The government will consult on a law allowing any house to be converted into two flats as long as the interior is respected, Chancellor Jeremy Hunt has announced.
There will be a consultation on the new Permitted Development Right early in the new year, while it will be implemented in 2024.
On the subject of planning, he also said councils will be able to recover the full costs of planning applications if they stay on deadline from next year – as he looks to cut the time infrastructure projects take.
Trevor Abrahmsohn of estate agent Glentree International said: “Chancellor Hunt’s proposals to speed up planning applications is certainly a step in the right direction, but the system still needs a root and branch revamp since it is the chicane which attenuates the supply of new homes in the UK.
“Although it is a narrow interest and only effects a few participants, the presumption of planning consent to change a single property into two dwellings (provided the exterior remains the same) will assist this sector, but only marginally”.
However Paul Wakefield, partner at law firm, Shakespeare Martineau, speculated that this policy could stir up problems for the future.
He said: If this were to be widely utilised, it would mean a potential increase on local services, without any financial mitigation, with local authorities presumably required to fund the increased impacts on local services which would ordinarily be offset through the use of section 106 agreements or Community Infrastructure Levy.
“Given the likely timescale for delivery of these proposals, and the prospect that many of these consequences won’t be felt until after a general election, there may be a case of storing up problems for the next government to resolve.
“As the Chancellor has already signalled his intention to stand down at the general election, I suspect he may not be too worried about that, regardless of the outcome of the vote.”
The Chancellor also allocated £450 million housing fund, which Hunt said would deliver 2,400 new homes.

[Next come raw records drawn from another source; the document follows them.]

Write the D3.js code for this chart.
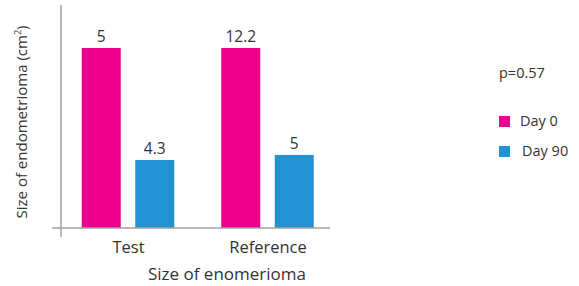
<!DOCTYPE html>
<html><head><meta charset="utf-8">
<script src="https://cdn.jsdelivr.net/npm/d3@7"></script>
<style>
body{margin:0;background:#fff;}
text{font-family:"Open Sans",sans-serif;fill:#333;}
</style></head>
<body><svg id="c" width="579" height="286"></svg>
<script>
// Data
const categories = ["Test", "Reference"];
const seriesNames = ["Day 0", "Day 90"];
// printed value labels
const day0Labels = ["5", "12.2"];
const day90Labels = ["4.3", "5"];
// drawn bar heights (as they appear in the picture, arbitrary units, no axis ticks)
const day0Heights = [5, 5];
const day90Heights = [1.89, 2.03];
const pValueText = "p=0.57";
const colors = ["#EC008C", "#2192D2"];

const svg = d3.select("#c");
const x0 = d3.scalePoint().domain(categories).range([128, 267.5]);
const x1 = d3.scaleBand().domain(seriesNames).range([-46.25, 46.25]).paddingInner(0.271);
const y = d3.scaleLinear().domain([0, 5]).range([228, 48]);

const rows = categories.map((c, i) => ({
  cat: c,
  vals: [
    {s: seriesNames[0], h: day0Heights[i], lab: day0Labels[i]},
    {s: seriesNames[1], h: day90Heights[i], lab: day90Labels[i]}
  ]
}));

const g = svg.selectAll("g.grp").data(rows).enter().append("g")
  .attr("transform", d => `translate(${x0(d.cat)},0)`);
g.selectAll("rect").data(d => d.vals).enter().append("rect")
  .attr("x", d => x1(d.s)).attr("width", x1.bandwidth())
  .attr("y", d => y(d.h)).attr("height", d => y(0) - y(d.h))
  .attr("fill", (d, i) => colors[i]);
g.selectAll("text.v").data(d => d.vals).enter().append("text")
  .attr("class", "v")
  .attr("x", d => x1(d.s) + x1.bandwidth() / 2)
  .attr("y", d => y(d.h) - 6)
  .attr("text-anchor", "middle").attr("font-size", 15.5)
  .text(d => d.lab);

// axes lines
svg.append("line").attr("x1", 61).attr("x2", 61).attr("y1", 5).attr("y2", 237)
  .attr("stroke", "#a0a0a0").attr("stroke-width", 1.5);
svg.append("line").attr("x1", 52).attr("x2", 330).attr("y1", y(0)).attr("y2", y(0))
  .attr("stroke", "#a0a0a0").attr("stroke-width", 1.5);

// x tick labels
const xa = svg.append("g").attr("transform", `translate(0,${y(0)})`)
  .call(d3.axisBottom(x0).tickSize(0).tickPadding(13));
xa.select(".domain").remove();
xa.selectAll("text").attr("font-size", 16.5).attr("font-family", "Open Sans").attr("fill", "#333").attr("dy", "0.71em");

// titles
svg.append("text").attr("x", 227).attr("y", 280).attr("text-anchor", "middle")
  .attr("font-size", 17).text("Size of enomerioma");
const yt = svg.append("text").attr("transform", "translate(27,122) rotate(-90)")
  .attr("text-anchor", "middle").attr("font-size", 15);
yt.append("tspan").text("Size of endometrioma (cm");
yt.append("tspan").attr("font-size", 9).attr("dy", -6).text("2");
yt.append("tspan").attr("dy", 6).text(")");

// legend
svg.append("text").attr("x", 499).attr("y", 78).attr("font-size", 14.5).text(pValueText);
const lg = svg.selectAll("g.lg").data(seriesNames).enter().append("g")
  .attr("transform", (d, i) => `translate(499,${116 + i * 30})`);
lg.append("rect").attr("width", 11).attr("height", 11).attr("fill", (d, i) => colors[i]);
lg.append("text").attr("x", (d, i) => 21 + i * 2).attr("y", 10).attr("font-size", 14.5).text(d => d);
</script></body></html>
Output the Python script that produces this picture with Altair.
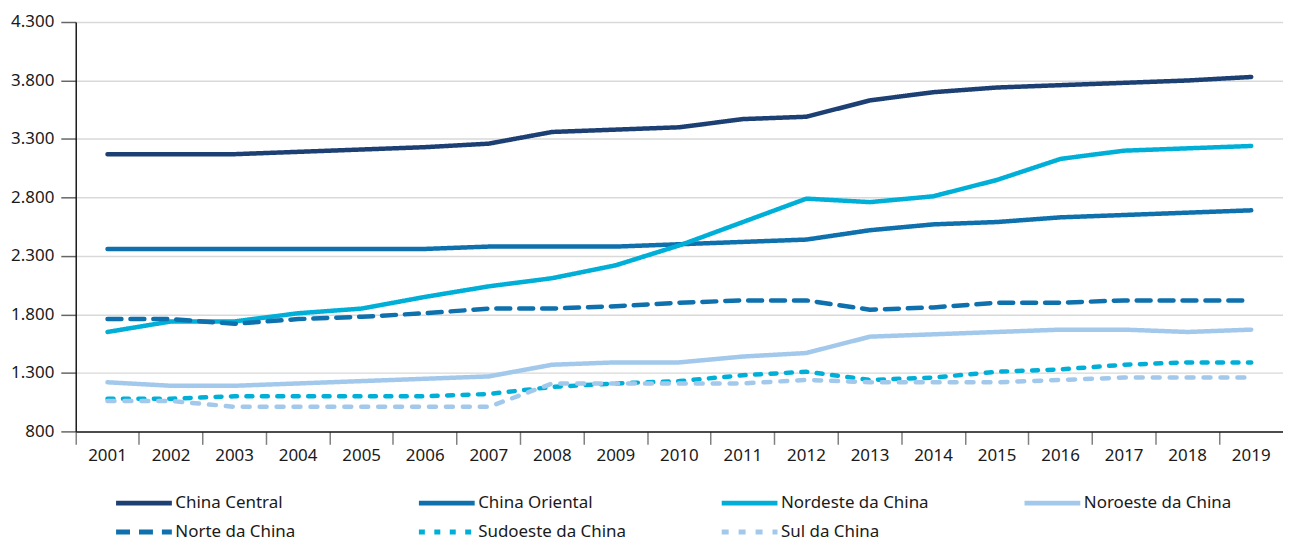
import altair as alt
import pandas as pd

years = [str(y) for y in range(2001, 2020)]
regions = ["China Central", "China Oriental", "Nordeste da China", "Noroeste da China",
           "Norte da China", "Sudoeste da China", "Sul da China"]

china_central = [3170, 3170, 3170, 3190, 3210, 3230, 3260, 3360, 3380, 3400,
                 3470, 3490, 3630, 3700, 3740, 3760, 3780, 3800, 3830]
china_oriental = [2360, 2360, 2360, 2360, 2360, 2360, 2380, 2380, 2380, 2400,
                  2420, 2440, 2520, 2570, 2590, 2630, 2650, 2670, 2690]
nordeste = [1650, 1740, 1740, 1810, 1850, 1950, 2040, 2110, 2220, 2390,
            2590, 2790, 2760, 2810, 2950, 3130, 3200, 3220, 3240]
noroeste = [1220, 1190, 1190, 1210, 1230, 1250, 1270, 1370, 1390, 1390,
            1440, 1470, 1610, 1630, 1650, 1670, 1670, 1650, 1670]
norte = [1760, 1760, 1720, 1760, 1780, 1810, 1850, 1850, 1870, 1900,
         1920, 1920, 1840, 1860, 1900, 1900, 1920, 1920, 1920]
sudoeste = [1080, 1080, 1100, 1100, 1100, 1100, 1120, 1180, 1210, 1230,
            1280, 1310, 1240, 1260, 1310, 1330, 1370, 1390, 1390]
sul = [1060, 1060, 1010, 1010, 1010, 1010, 1010, 1210, 1210, 1210,
       1210, 1240, 1220, 1220, 1220, 1240, 1260, 1260, 1260]

series = [china_central, china_oriental, nordeste, noroeste, norte, sudoeste, sul]
y_ticks = [800, 1300, 1800, 2300, 2800, 3300, 3800, 4300]

colors = ["#1c3f74", "#0e70ac", "#00afd7", "#a2c9eb", "#0e70ac", "#00afd7", "#a2c9eb"]
dashes = [[1, 0], [1, 0], [1, 0], [1, 0], [14, 9], [6, 9.5], [7, 10]]

rows = []
for name, vals in zip(regions, series):
    for yr, v in zip(years, vals):
        rows.append({"region": name, "year": yr, "value": v})
df = pd.DataFrame(rows)

FONT = "Noto Sans"

legend_kw = dict(
    title=None, orient="none", legendX=38, legendY=473, columns=4, direction="horizontal",
    symbolType="stroke", symbolSize=3136, symbolStrokeWidth=5, clipHeight=20,
    labelFontSize=17, labelFont=FONT, labelColor="#1a1a1a", labelOffset=1,
    columnPadding=93, rowPadding=9, gridAlign="all", labelLimit=300,
)

chart = alt.Chart(df).mark_line(strokeWidth=4.5, strokeCap="round", strokeJoin="round").encode(
    x=alt.X("year:N", sort=years, bandPosition=0.5,
            scale=alt.Scale(type="band", paddingInner=0, paddingOuter=0),
            axis=alt.Axis(title=None, labelAngle=0, bandPosition=0,
                          tickSize=13, tickColor="#808080", tickWidth=1.5,
                          domainColor="#1a1a1a", domainWidth=1.5,
                          labelFontSize=17, labelFont=FONT, labelColor="#1a1a1a",
                          labelPadding=3, grid=False)),
    y=alt.Y("value:Q",
            scale=alt.Scale(domain=[800, 4300], nice=False, zero=False),
            axis=alt.Axis(title=None, values=y_ticks,
                          labelExpr="replace(format(datum.value, ','), ',', '.')",
                          tickSize=15, tickColor="#666666", tickWidth=1.5,
                          domainColor="#1a1a1a", domainWidth=1.5,
                          labelFontSize=17, labelFont=FONT, labelColor="#1a1a1a",
                          labelPadding=7, grid=True, gridColor="#d9d9d9", gridWidth=1.5)),
    color=alt.Color("region:N", sort=regions,
                    scale=alt.Scale(domain=regions, range=colors), legend=alt.Legend(**legend_kw)),
    strokeDash=alt.StrokeDash("region:N", sort=regions,
                              scale=alt.Scale(domain=regions, range=dashes), legend=alt.Legend(**legend_kw)),
).properties(
    width=1212, height=411,
    autosize=alt.AutoSizeParams(type="none"),
    padding={"left": 68, "top": 13, "right": 0, "bottom": 116},
).configure_view(stroke=None)

chart.save("out.html", embed_options={"renderer": "svg", "actions": False})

Meanwhile he announced three new ‘investment zones’ in West Midlands, East Midlands and Greater Manchester, with another due in Wrexham and Flincher.
Alistair Watson, UK head of planning and environment at global law firm Taylor Wessing, said: “It’s a teeny tiny titchy amount of the planning reform that is really needed and nowhere near what the real estate sector – well, most of the country – has been asking for, for years and has been promised for years.
“This supposed planning reform announced today won’t bring about the development and the infrastructure that the Government says it wants the real estate sector to deliver.
“‘Growth’ requires a well-resourced planning system and pro-development policies – that’s common sense, and today’s Statement gives us neither.”